● **Short task**
From the first line of the data below through the line bearing "19, 19, 19, 20, 22, 22, 23];", reproduce each line exactly; do not include pictures.
=======
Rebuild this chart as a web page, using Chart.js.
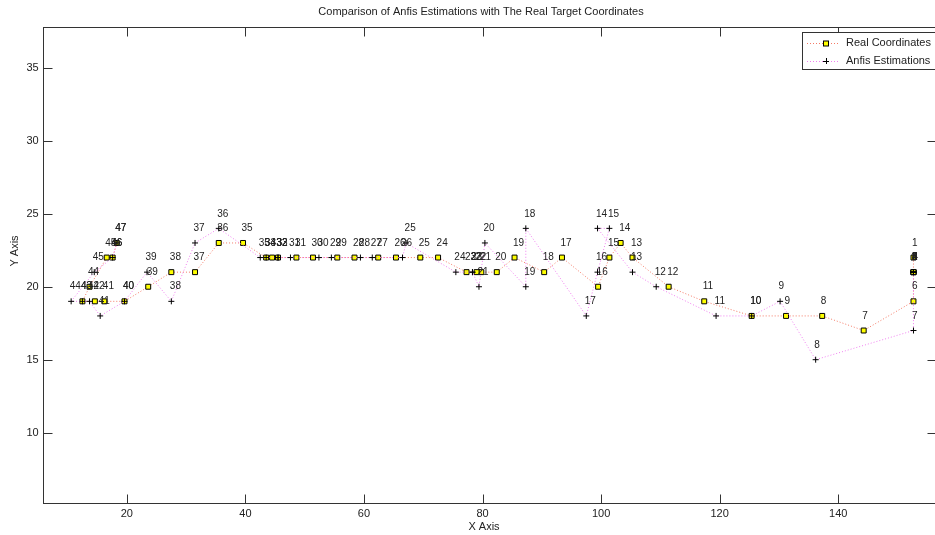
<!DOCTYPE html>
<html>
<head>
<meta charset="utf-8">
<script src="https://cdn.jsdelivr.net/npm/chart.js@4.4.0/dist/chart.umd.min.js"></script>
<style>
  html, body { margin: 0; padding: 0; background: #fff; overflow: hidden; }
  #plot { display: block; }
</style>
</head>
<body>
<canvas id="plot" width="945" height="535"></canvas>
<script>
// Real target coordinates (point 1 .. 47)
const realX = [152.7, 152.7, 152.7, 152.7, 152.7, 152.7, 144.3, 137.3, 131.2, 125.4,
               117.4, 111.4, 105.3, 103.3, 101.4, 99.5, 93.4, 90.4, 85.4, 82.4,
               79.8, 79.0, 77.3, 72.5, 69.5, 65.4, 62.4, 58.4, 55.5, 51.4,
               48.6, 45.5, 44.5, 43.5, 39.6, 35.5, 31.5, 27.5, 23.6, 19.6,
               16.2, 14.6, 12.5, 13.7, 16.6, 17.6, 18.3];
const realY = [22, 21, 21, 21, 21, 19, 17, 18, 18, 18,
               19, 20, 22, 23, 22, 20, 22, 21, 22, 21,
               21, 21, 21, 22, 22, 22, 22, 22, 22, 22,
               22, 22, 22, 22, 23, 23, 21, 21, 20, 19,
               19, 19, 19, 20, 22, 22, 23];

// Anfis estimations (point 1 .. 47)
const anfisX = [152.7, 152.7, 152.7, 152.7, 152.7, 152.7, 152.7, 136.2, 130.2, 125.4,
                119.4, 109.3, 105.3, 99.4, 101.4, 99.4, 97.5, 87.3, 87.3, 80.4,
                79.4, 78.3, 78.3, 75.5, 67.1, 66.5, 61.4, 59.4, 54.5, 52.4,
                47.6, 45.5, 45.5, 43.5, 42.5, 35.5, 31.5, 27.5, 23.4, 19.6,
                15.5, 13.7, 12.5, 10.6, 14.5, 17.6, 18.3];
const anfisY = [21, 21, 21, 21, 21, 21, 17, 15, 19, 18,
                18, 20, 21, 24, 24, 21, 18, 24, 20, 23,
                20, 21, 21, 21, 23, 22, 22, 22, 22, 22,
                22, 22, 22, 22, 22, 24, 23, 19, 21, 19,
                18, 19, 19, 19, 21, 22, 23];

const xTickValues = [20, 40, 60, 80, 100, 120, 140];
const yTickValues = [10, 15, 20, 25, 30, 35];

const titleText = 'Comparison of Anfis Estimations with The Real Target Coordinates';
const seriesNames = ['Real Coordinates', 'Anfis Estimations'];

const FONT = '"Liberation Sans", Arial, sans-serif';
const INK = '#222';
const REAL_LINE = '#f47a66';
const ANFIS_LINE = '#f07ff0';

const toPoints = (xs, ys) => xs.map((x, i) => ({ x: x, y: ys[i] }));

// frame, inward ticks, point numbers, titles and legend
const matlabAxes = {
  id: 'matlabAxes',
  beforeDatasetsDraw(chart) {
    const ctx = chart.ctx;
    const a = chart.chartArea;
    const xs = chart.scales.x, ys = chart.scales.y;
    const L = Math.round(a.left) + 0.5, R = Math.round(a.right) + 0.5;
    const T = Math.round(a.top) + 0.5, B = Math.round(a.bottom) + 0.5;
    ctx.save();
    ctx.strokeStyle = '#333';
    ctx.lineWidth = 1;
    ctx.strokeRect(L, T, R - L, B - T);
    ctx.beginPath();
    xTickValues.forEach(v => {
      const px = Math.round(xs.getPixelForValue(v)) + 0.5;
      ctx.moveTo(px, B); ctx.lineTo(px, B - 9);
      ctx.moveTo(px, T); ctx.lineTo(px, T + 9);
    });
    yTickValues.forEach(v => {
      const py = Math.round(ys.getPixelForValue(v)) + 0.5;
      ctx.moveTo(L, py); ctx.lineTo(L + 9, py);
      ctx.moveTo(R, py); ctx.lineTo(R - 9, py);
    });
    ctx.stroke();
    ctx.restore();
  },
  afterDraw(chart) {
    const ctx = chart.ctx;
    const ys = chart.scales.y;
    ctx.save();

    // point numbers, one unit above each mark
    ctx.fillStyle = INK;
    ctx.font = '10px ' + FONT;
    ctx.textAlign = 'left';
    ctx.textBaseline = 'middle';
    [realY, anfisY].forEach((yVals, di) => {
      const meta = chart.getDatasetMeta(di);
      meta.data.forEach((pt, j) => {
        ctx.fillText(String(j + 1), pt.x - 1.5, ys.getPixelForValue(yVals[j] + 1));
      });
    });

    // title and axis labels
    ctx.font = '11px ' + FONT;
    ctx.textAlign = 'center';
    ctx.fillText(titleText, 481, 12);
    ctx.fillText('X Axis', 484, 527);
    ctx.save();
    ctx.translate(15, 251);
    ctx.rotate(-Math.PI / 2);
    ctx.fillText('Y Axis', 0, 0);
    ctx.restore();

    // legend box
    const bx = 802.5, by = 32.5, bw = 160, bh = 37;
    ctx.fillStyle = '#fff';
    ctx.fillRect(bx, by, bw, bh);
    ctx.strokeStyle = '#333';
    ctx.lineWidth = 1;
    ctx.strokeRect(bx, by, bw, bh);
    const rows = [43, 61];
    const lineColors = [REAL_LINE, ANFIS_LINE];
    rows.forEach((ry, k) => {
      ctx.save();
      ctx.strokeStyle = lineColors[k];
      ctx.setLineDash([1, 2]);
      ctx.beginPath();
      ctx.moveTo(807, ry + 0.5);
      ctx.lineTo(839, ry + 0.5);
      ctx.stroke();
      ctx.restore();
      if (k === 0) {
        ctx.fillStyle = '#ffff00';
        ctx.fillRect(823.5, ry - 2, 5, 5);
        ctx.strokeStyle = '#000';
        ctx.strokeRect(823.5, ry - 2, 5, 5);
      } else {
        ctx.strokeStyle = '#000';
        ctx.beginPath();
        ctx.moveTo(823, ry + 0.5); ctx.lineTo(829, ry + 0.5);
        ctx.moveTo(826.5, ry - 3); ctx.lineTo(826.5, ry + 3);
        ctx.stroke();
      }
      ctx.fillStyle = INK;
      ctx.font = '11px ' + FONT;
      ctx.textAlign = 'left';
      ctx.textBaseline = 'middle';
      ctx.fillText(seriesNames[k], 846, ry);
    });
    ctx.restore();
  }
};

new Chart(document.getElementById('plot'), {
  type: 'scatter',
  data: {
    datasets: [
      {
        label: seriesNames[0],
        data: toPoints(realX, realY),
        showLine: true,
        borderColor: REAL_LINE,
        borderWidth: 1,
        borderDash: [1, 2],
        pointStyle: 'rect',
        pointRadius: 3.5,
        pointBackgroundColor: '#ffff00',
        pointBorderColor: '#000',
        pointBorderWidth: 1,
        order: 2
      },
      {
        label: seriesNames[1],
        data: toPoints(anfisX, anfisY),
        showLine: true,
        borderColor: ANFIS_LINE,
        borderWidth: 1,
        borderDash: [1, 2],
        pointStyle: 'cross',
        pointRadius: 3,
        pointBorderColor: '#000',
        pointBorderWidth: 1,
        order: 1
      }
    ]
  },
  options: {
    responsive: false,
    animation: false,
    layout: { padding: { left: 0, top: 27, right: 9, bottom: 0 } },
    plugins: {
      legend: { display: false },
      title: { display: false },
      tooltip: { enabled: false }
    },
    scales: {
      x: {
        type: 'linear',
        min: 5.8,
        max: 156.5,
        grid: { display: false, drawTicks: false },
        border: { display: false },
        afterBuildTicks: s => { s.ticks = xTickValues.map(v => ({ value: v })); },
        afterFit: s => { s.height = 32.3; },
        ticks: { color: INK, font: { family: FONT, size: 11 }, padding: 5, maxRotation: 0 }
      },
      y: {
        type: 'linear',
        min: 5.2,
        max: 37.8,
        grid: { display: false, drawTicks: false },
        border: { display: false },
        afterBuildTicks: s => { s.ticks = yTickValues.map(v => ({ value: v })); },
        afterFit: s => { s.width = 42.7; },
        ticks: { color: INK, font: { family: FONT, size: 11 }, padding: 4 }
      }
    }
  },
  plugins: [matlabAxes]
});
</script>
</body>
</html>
=======
● **Response for this exercise**
Rebuild this chart as a web page, using Chart.js.
<!DOCTYPE html>
<html>
<head>
<meta charset="utf-8">
<script src="https://cdn.jsdelivr.net/npm/chart.js@4.4.0/dist/chart.umd.min.js"></script>
<style>
  html, body { margin: 0; padding: 0; background: #fff; overflow: hidden; }
  #plot { display: block; }
</style>
</head>
<body>
<canvas id="plot" width="945" height="535"></canvas>
<script>
// Real target coordinates (point 1 .. 47)
const realX = [152.7, 152.7, 152.7, 152.7, 152.7, 152.7, 144.3, 137.3, 131.2, 125.4,
               117.4, 111.4, 105.3, 103.3, 101.4, 99.5, 93.4, 90.4, 85.4, 82.4,
               79.8, 79.0, 77.3, 72.5, 69.5, 65.4, 62.4, 58.4, 55.5, 51.4,
               48.6, 45.5, 44.5, 43.5, 39.6, 35.5, 31.5, 27.5, 23.6, 19.6,
               16.2, 14.6, 12.5, 13.7, 16.6, 17.6, 18.3];
const realY = [22, 21, 21, 21, 21, 19, 17, 18, 18, 18,
               19, 20, 22, 23, 22, 20, 22, 21, 22, 21,
               21, 21, 21, 22, 22, 22, 22, 22, 22, 22,
               22, 22, 22, 22, 23, 23, 21, 21, 20, 19,
               19, 19, 19, 20, 22, 22, 23];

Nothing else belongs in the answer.